The 2004 second-quarter loss from continuing operations of $3.0 million, or $0.11 per share, includes charges for retirement of debt, restructuring, and a gain on the sale of an investment. The loss on retirement of debt of $3.4 million ($2.0 million net of tax, or $0.07 per share) relates to the previously announced purchase of an additional $28.5 million of the Company’s 9.5 percent Senior Notes. The restructuring charges of $731,000 ($471,000 net of tax, or $0.02 per share) relate to facilities and other costs associated with the Company’s fiscal 2003 reorganization. In addition, the Company sold its interest in Eurodis Electron PLC during the second quarter and recorded a gain of approximately $900,000, or $0.02 per share on the transaction. On a comparable basis, excluding these items, the loss from continuing operations would have been $0.04 per share, compared with a loss of $0.08 per share last year.
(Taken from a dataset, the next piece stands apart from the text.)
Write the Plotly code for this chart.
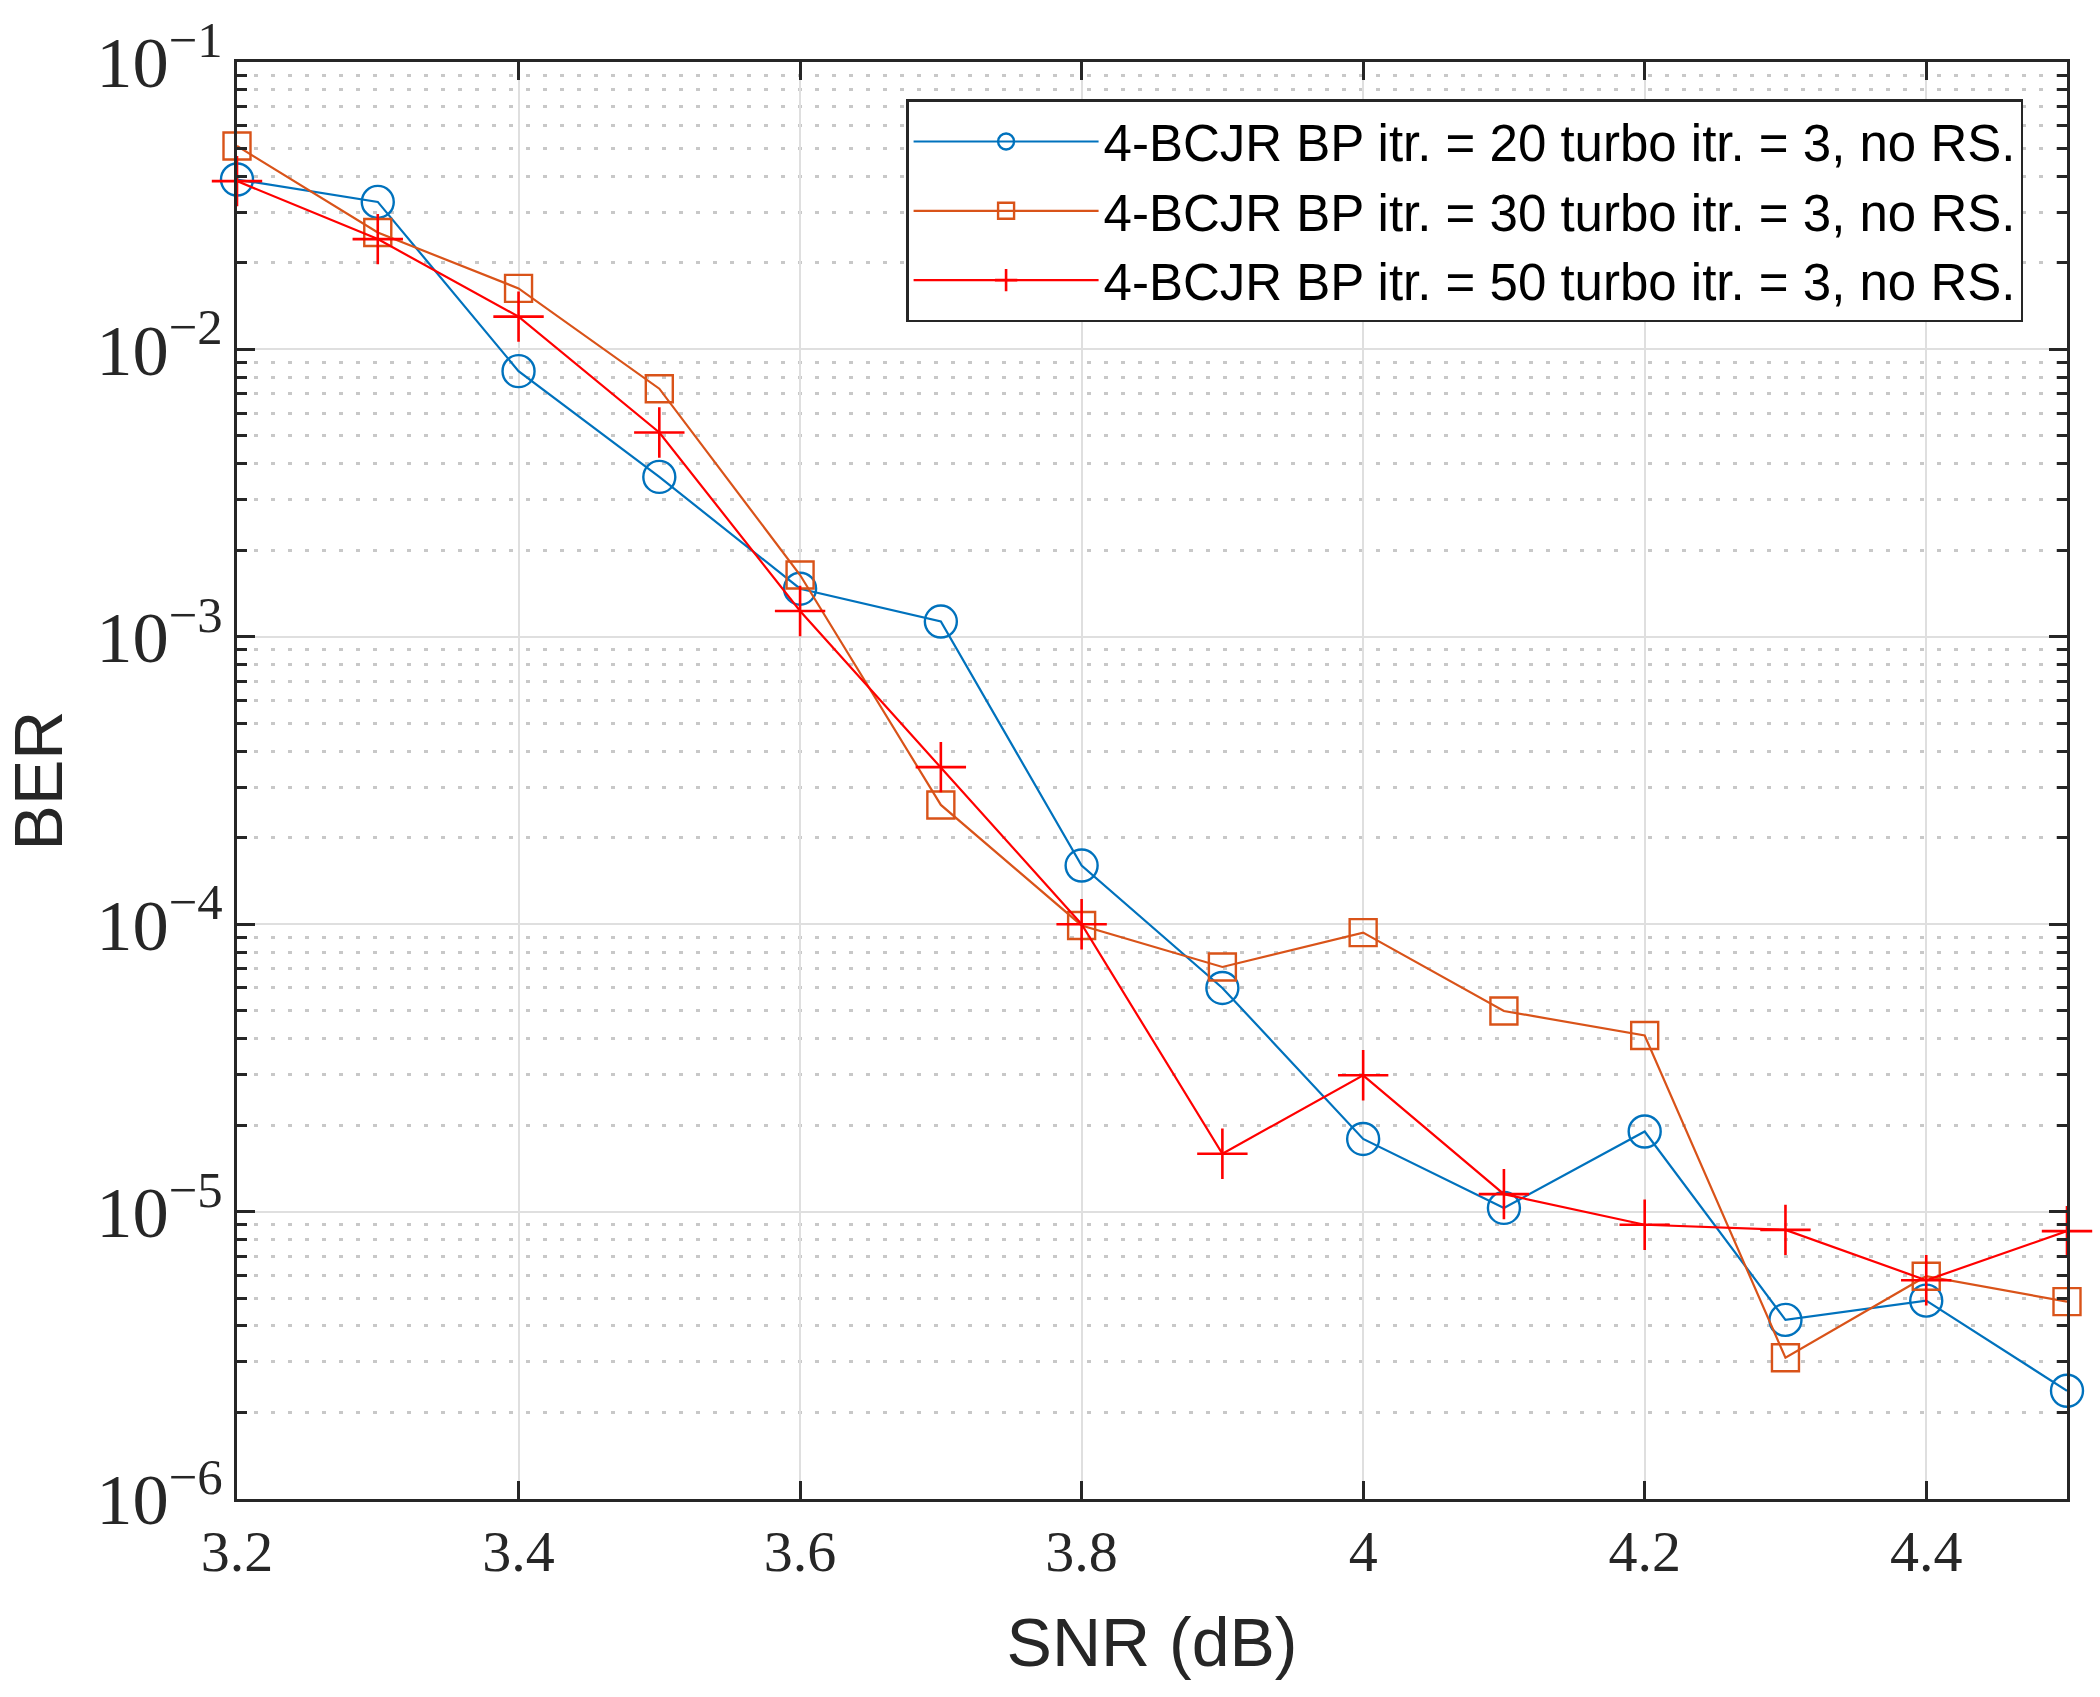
import plotly.graph_objects as go

# SNR points (dB)
snr = [3.2, 3.3, 3.4, 3.5, 3.6, 3.7, 3.8, 3.9, 4.0, 4.1, 4.2, 4.3, 4.4, 4.5]

# BER curves
ber_bp20 = [3.9e-2, 3.26e-2, 8.4e-3, 3.6e-3, 1.47e-3, 1.13e-3, 1.6e-4,
            6.0e-5, 1.79e-5, 1.03e-5, 1.9e-5, 4.2e-6, 4.9e-6, 2.38e-6]
ber_bp30 = [5.1e-2, 2.55e-2, 1.63e-2, 7.3e-3, 1.64e-3, 2.6e-4, 9.9e-5,
            7.1e-5, 9.35e-5, 4.99e-5, 4.1e-5, 3.1e-6, 5.96e-6, 4.86e-6]
ber_bp50 = [3.85e-2, 2.42e-2, 1.3e-2, 5.14e-3, 1.23e-3, 3.52e-4, 1.0e-4,
            1.59e-5, 2.98e-5, 1.15e-5, 9.0e-6, 8.64e-6, 5.77e-6, 8.55e-6]

names = ['4-BCJR BP itr. = 20 turbo itr. = 3, no RS.',
         '4-BCJR BP itr. = 30 turbo itr. = 3, no RS.',
         '4-BCJR BP itr. = 50 turbo itr. = 3, no RS.']

fig = go.Figure()

fig.add_trace(go.Scatter(
    x=snr, y=ber_bp20, name=names[0], mode='lines+markers', cliponaxis=False,
    line=dict(color='#0072BD', width=2.2),
    marker=dict(symbol='circle-open', size=32, color='#0072BD', line=dict(width=2.4))))
fig.add_trace(go.Scatter(
    x=snr, y=ber_bp30, name=names[1], mode='lines+markers', cliponaxis=False,
    line=dict(color='#D95319', width=2.2),
    marker=dict(symbol='square-open', size=27, color='#D95319', line=dict(width=2.4))))
fig.add_trace(go.Scatter(
    x=snr, y=ber_bp50, name=names[2], mode='lines+markers', cliponaxis=False,
    line=dict(color='#FF0000', width=2.2),
    marker=dict(symbol='cross-thin-open', size=36, color='#FF0000', line=dict(width=2.6, color='#FF0000'))))

axis_col = '#262626'
tick_font = dict(family='Liberation Serif', size=58, color=axis_col)
title_font = dict(family='Liberation Sans', size=68, color=axis_col)

fig.update_xaxes(
    range=[3.2, 4.5], tick0=3.2, dtick=0.2,
    showline=True, linecolor=axis_col, linewidth=2.5, mirror='allticks',
    ticks='inside', ticklen=18, tickwidth=2.5, tickcolor=axis_col,
    showgrid=True, gridcolor='#dfdfdf', gridwidth=2,
    zeroline=False, tickfont=tick_font,
    title=dict(text='SNR (dB)', font=title_font, standoff=36))

fig.update_yaxes(
    type='log', range=[-6, -1], dtick=1, exponentformat='power',
    showline=True, linecolor=axis_col, linewidth=2.5, mirror='allticks',
    ticks='inside', ticklen=18, tickwidth=2.5, tickcolor=axis_col,
    showgrid=True, gridcolor='#dfdfdf', gridwidth=2,
    minor=dict(dtick='D1', ticks='inside', ticklen=10, tickwidth=2.5, tickcolor=axis_col,
               showgrid=True, gridcolor='#c8c8c8', gridwidth=2.5, griddash='4px,13px'),
    zeroline=False, tickfont=tick_font,
    title=dict(text='BER', font=title_font, standoff=24))

fig.update_layout(
    width=2100, height=1697,
    margin=dict(l=237, r=33, t=52, b=198),
    plot_bgcolor='white', paper_bgcolor='white',
    legend=dict(x=0.976, y=0.974, xanchor='right', yanchor='top',
                bgcolor='white', bordercolor=axis_col, borderwidth=2.5,
                font=dict(family='Liberation Sans', size=51, color='black'),
                itemwidth=185),
)

# drop the default 8px page margin so the figure sits at the window corner
fig.write_html("out.html", config={'displayModeBar': False},
               post_script="document.body.style.margin='0px';")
“Typically our second-quarter sales are down from the first quarter, due to the seasonal nature of the business,” said Arthur Rhein, chairman, president, and chief executive officer. “With that in mind, we are very pleased with the strong sales growth of nearly 5 percent over last quarter and 12 percent over last year. This quarter’s performance, coupled with the recent name change and the Kyrus acquisition, demonstrates the aggressive strides we are taking in repositioning the Company as we pursue our plans to grow in the enterprise computer solutions market.”
Six Month Results
For the six months ended September 30, 2003, sales were $572.3 million, a 7.2 percent increase from sales of $533.9 million reported for the same period last year. The Company recorded a net loss for the six months of $4.8 million, or $0.17 per share, compared with a loss of $33.3 million, or $1.22 per share last year. In last year’s first half, the Company adopted SFAS No. 142, “Goodwill and Other Intangible Assets,” effective April 1, 2003. As a result of this new rule, Agilysys recorded an impairment charge in the first quarter of $34.8 million net of tax, or $1.28 per share, which was recorded as a cumulative effect of change in accounting principle.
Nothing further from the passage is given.